Sorry;  perhaps I should fill in that space.   Once rec is defined the
following definition of a set will typecheck.

(define set?
    {(rec A) --> boolean}
      [] -> true
      [[X | Y] | Z] -> (and (set? [X | Y]) (and (not (member? [X | Y]
Z)) (set? Z)))
      [X | Y] -> (and (not (member? X Y)) (set? Y)))

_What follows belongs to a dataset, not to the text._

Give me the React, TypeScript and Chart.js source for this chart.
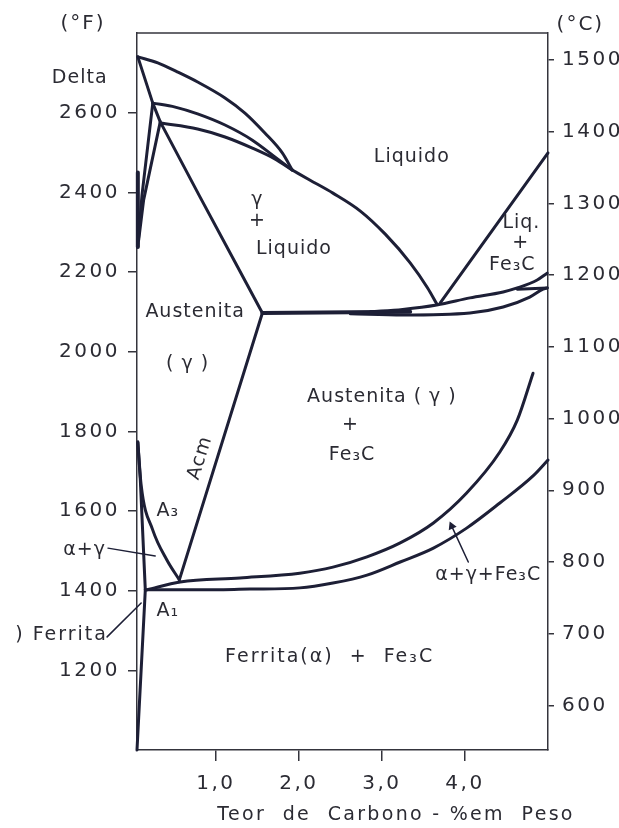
import React, { useEffect, useRef } from "react";
import { Chart, registerables } from "chart.js";

Chart.register(...registerables);

// ---------- data (x: % carbon by weight, y: temperature in °F) ----------
const deltaLiquidusX = [0.06, 0.3, 0.54, 0.78, 1.11, 1.35, 1.59, 1.8, 1.92];
const deltaLiquidusF = [2740, 2725, 2702, 2677, 2637, 2599, 2549, 2499, 2456];

const liquidusX = [1.92, 2.13, 2.41, 2.74, 3.04, 3.34, 3.55, 3.66];
const liquidusF = [2456, 2431, 2398, 2353, 2295, 2223, 2160, 2120];

const periUpperX = [0.24, 0.51, 0.78, 1.11, 1.44, 1.71, 1.92];
const periUpperF = [2624, 2614, 2597, 2569, 2531, 2489, 2456];

const periLowerX = [0.33, 0.78, 1.11, 1.44, 1.71, 1.92];
const periLowerF = [2574, 2559, 2539, 2511, 2484, 2456];

const solidusX = [0.06, 0.24, 0.33, 0.81, 1.23, 1.56];
const solidusF = [2740, 2624, 2577, 2388, 2225, 2097];

const deltaAX = [0.24, 0.11, 0.06];
const deltaAF = [2624, 2393, 2263];
const deltaBX = [0.33, 0.13, 0.07];
const deltaBF = [2577, 2381, 2280];
const deltaEdgeX = [0.06, 0.06];
const deltaEdgeF = [2450, 2263];

const eutecticX = [1.56, 3.34];
const eutecticF = [2097, 2100];
const lensUpperX = [2.86, 3.25, 3.66, 4.06, 4.46, 4.63, 4.87, 4.99];
const lensUpperF = [2100, 2106, 2117, 2135, 2150, 2160, 2180, 2197];
const lensLowerX = [2.62, 3.25, 4.06, 4.46, 4.78, 4.94, 4.99];
const lensLowerF = [2095, 2092, 2097, 2112, 2137, 2157, 2160];
const lensMidX = [4.63, 4.99];
const lensMidF = [2157, 2160];

const hyperLiquidusX = [3.7, 5.0];
const hyperLiquidusF = [2122, 2499];

const acmX = [1.56, 0.56];
const acmF = [2097, 1427];

const a3X = [0.06, 0.1, 0.24, 0.41, 0.56];
const a3F = [1773, 1665, 1552, 1477, 1427];

const alphaBoundX = [0.06, 0.09, 0.15];
const alphaBoundF = [1773, 1678, 1402];

const lowerA1X = [0.15, 0.81, 1.41, 2.01, 2.41, 2.82, 3.22, 3.62, 4.02, 4.42, 4.82, 5.0];
const lowerA1F = [1402, 1402, 1404, 1407, 1419, 1439, 1472, 1507, 1557, 1620, 1688, 1728];

const upperA1X = [0.17, 0.57, 1.29, 2.01, 2.41, 2.82, 3.22, 3.62, 4.02, 4.42, 4.63, 4.82];
const upperA1F = [1402, 1422, 1432, 1444, 1459, 1485, 1520, 1570, 1645, 1748, 1828, 1946];

const ferriteSolvusX = [0.15, 0.05];
const ferriteSolvusF = [1402, 1000];

const ptrAlphaGammaX = [-0.3, 0.27];
const ptrAlphaGammaF = [1507, 1487];
const ptrFerritaX = [-0.31, 0.1];
const ptrFerritaF = [1284, 1369];
const ptrTripleX = [4.04, 3.84];
const ptrTripleF = [1472, 1562];

// ticks
const xTickValues = [1, 2, 3, 4];
const xTickLabels = ["1,0", "2,0", "3,0", "4,0"];
const fTickValues = [1200, 1400, 1600, 1800, 2000, 2200, 2400, 2600];
const cTickValues = [600, 700, 800, 900, 1000, 1100, 1200, 1300, 1400, 1500];

// region labels (text, %C, °F)
const labelTexts = [
  "(°F)", "(°C)", "Delta", "Liquido", "γ", "+", "Liquido", "Liq.", "+", "Fe₃C",
  "Austenita", "( γ )", "A₃", "α+γ", "A₁", "(α) Ferrita", "Austenita ( γ )", "+", "Fe₃C",
  "α+γ+Fe₃C", "Ferrita(α)  +  Fe₃C", "Teor  de  Carbono - %em  Peso", "Acm",
];
const labelX = [-0.6, 5.39, -0.64, 3.36, 1.5, 1.5, 1.94, 4.68, 4.67, 4.57, 0.75, 0.66, 0.42, -0.58, 0.42, -0.3, 3.0, 2.62, 2.64, 4.28, 2.37, 3.17, 0.81];
const labelF = [2823, 2820, 2687, 2489, 2381, 2328, 2258, 2323, 2273, 2218, 2100, 1969, 1600, 1502, 1349, 1289, 1886, 1816, 1741, 1439, 1233, 837, 1733];

const LINE = "#1d1f36";
const TEXT = "#2b2b33";
const AXIS = "#34343c";
const FONT = "'DejaVu Sans', sans-serif";

function pts(xs: number[], ys: number[]) {
  return xs.map((x, i) => ({ x, y: ys[i] }));
}

function line(xs: number[], ys: number[], width = 3, smooth = false, extra: any = {}) {
  return {
    data: pts(xs, ys),
    showLine: true,
    borderColor: LINE,
    backgroundColor: LINE,
    borderWidth: width,
    pointRadius: 0,
    tension: smooth ? 0.4 : 0,
    cubicInterpolationMode: smooth ? "monotone" : "default",
    clip: false,
    borderCapStyle: "round",
    borderJoinStyle: "round",
    ...extra,
  };
}

const labelPlugin = {
  id: "labels",
  afterDraw(chart: any) {
    const ctx = chart.ctx;
    const xs = chart.scales.x;
    const ys = chart.scales.y;
    const ca = chart.chartArea;
    // top border of the frame
    ctx.save();
    ctx.strokeStyle = AXIS;
    ctx.lineWidth = 1.5;
    ctx.beginPath();
    ctx.moveTo(ca.left, ca.top);
    ctx.lineTo(ca.right, ca.top);
    ctx.stroke();
    ctx.restore();

    labelTexts.forEach((t, i) => {
      const px = xs.getPixelForValue(labelX[i]);
      const py = ys.getPixelForValue(labelF[i]);
      ctx.save();
      ctx.fillStyle = TEXT;
      ctx.textBaseline = "middle";
      ctx.textAlign = "center";
      let size = 19;
      let spacing = "1px";
      if (t.startsWith("Teor")) { size = 19; spacing = "2.3px"; }
      if (t.startsWith("Ferrita")) { spacing = "2px"; }
      if (t === "(°F)" || t === "(°C)") { size = 20; spacing = "2px"; }
      ctx.font = `${size}px ${FONT}`;
      (ctx as any).letterSpacing = spacing;
      if (t === "(α) Ferrita") {
        (ctx as any).letterSpacing = "2px";
        ctx.beginPath();
        ctx.rect(13, 0, 2000, 2000);
        ctx.clip();
        ctx.textAlign = "right";
      }
      ctx.translate(px, py);
      if (t === "Acm") ctx.rotate((-72.7 * Math.PI) / 180);
      ctx.fillText(t, 0, 0);
      ctx.restore();
    });
  },
};

const spacingPlugin = {
  id: "spacing",
  beforeDraw(chart: any) {
    (chart.ctx as any).letterSpacing = "2.5px";
  },
};

export default function App() {
  const ref = useRef<HTMLCanvasElement | null>(null);
  useEffect(() => {
    if (!ref.current) return;
    const tickFont = { family: FONT, size: 20 };
    const chart = new Chart(ref.current, {
      type: "scatter",
      data: {
        datasets: [
          line(deltaLiquidusX, deltaLiquidusF, 3, true),
          line(liquidusX, liquidusF, 3, true),
          line(periUpperX, periUpperF, 3, true),
          line(periLowerX, periLowerF, 3, true),
          line(solidusX, solidusF, 3),
          line(deltaAX, deltaAF, 3),
          line(deltaBX, deltaBF, 3),
          line(deltaEdgeX, deltaEdgeF, 4),
          line(eutecticX, eutecticF, 4),
          line(lensUpperX, lensUpperF, 3, true),
          line(lensLowerX, lensLowerF, 3, true),
          line(lensMidX, lensMidF, 3),
          line(hyperLiquidusX, hyperLiquidusF, 3),
          line(acmX, acmF, 3),
          line(a3X, a3F, 3, true),
          line(alphaBoundX, alphaBoundF, 3),
          line(lowerA1X, lowerA1F, 3, true),
          line(upperA1X, upperA1F, 3, true),
          line(ferriteSolvusX, ferriteSolvusF, 3),
          line(ptrAlphaGammaX, ptrAlphaGammaF, 1.3),
          line(ptrFerritaX, ptrFerritaF, 1.5),
          line(ptrTripleX, ptrTripleF, 1.5, false, {
            pointRadius: [0, 3.5],
            pointStyle: "triangle",
            rotation: -24,
          }),
        ] as any,
      },
      options: {
        animation: false,
        responsive: false,
        events: [],
        layout: { padding: { top: 33, left: 0, right: 0, bottom: 0 } },
        plugins: { legend: { display: false }, tooltip: { enabled: false } },
        scales: {
          x: {
            type: "linear",
            min: 0.05,
            max: 5.0,
            afterFit: (s: any) => { s.height = 78; },
            afterBuildTicks: (s: any) => { s.ticks = xTickValues.map((v) => ({ value: v })); },
            ticks: {
              color: TEXT,
              font: tickFont,
              padding: 11,
              callback: (v: any) => xTickLabels[xTickValues.indexOf(Number(v))] ?? "",
            },
            grid: { drawOnChartArea: false, drawTicks: true, tickLength: 11, color: AXIS, lineWidth: 1.5 },
            border: { display: true, color: AXIS, width: 1.5 },
          },
          y: {
            type: "linear",
            position: "left",
            min: 1000,
            max: 2800,
            afterFit: (s: any) => { s.width = 137; },
            afterBuildTicks: (s: any) => { s.ticks = fTickValues.map((v) => ({ value: v })); },
            ticks: { color: TEXT, font: tickFont, padding: 8, callback: (v: any) => String(v) },
            grid: { drawOnChartArea: false, drawTicks: true, tickLength: 9, color: AXIS, lineWidth: 1.5 },
            border: { display: true, color: AXIS, width: 1.5 },
          },
          y2: {
            type: "linear",
            position: "right",
            min: (1000 - 32) / 1.8,
            max: (2800 - 32) / 1.8,
            afterFit: (s: any) => { s.width = 71; },
            afterBuildTicks: (s: any) => { s.ticks = cTickValues.map((v) => ({ value: v })); },
            ticks: { color: TEXT, font: tickFont, padding: 8, callback: (v: any) => String(v) },
            grid: { drawOnChartArea: false, drawTicks: true, tickLength: 6, color: AXIS, lineWidth: 1.5 },
            border: { display: true, color: AXIS, width: 1.5 },
          },
        },
      } as any,
      plugins: [spacingPlugin, labelPlugin],
    });
    return () => chart.destroy();
  }, []);

  return (
    <canvas
      ref={ref}
      width={619}
      height={828}
      style={{ position: "fixed", left: 0, top: 0, width: 619, height: 828, background: "#ffffff" }}
    />
  );
}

(6+)  (set? [[1 2 3] [3 2 1]])
false : boolean

(7+)  (set? [[1 2 3] [3 2 1 4] 5])
true : boolean

(8+)  (set? [[1 2 3] [3 2 1 4 4] ])
false : boolean

>
> However the text talks about invoking the test for set
> equality on elements of the compared sets as well as the
> sets themselves, as though {{1,2},3} = {1,{2,3}}. Well that
> is sounding a bit strange, it would for example break von
> Neuman ordinals which have

Not quite certain here of where the problem is.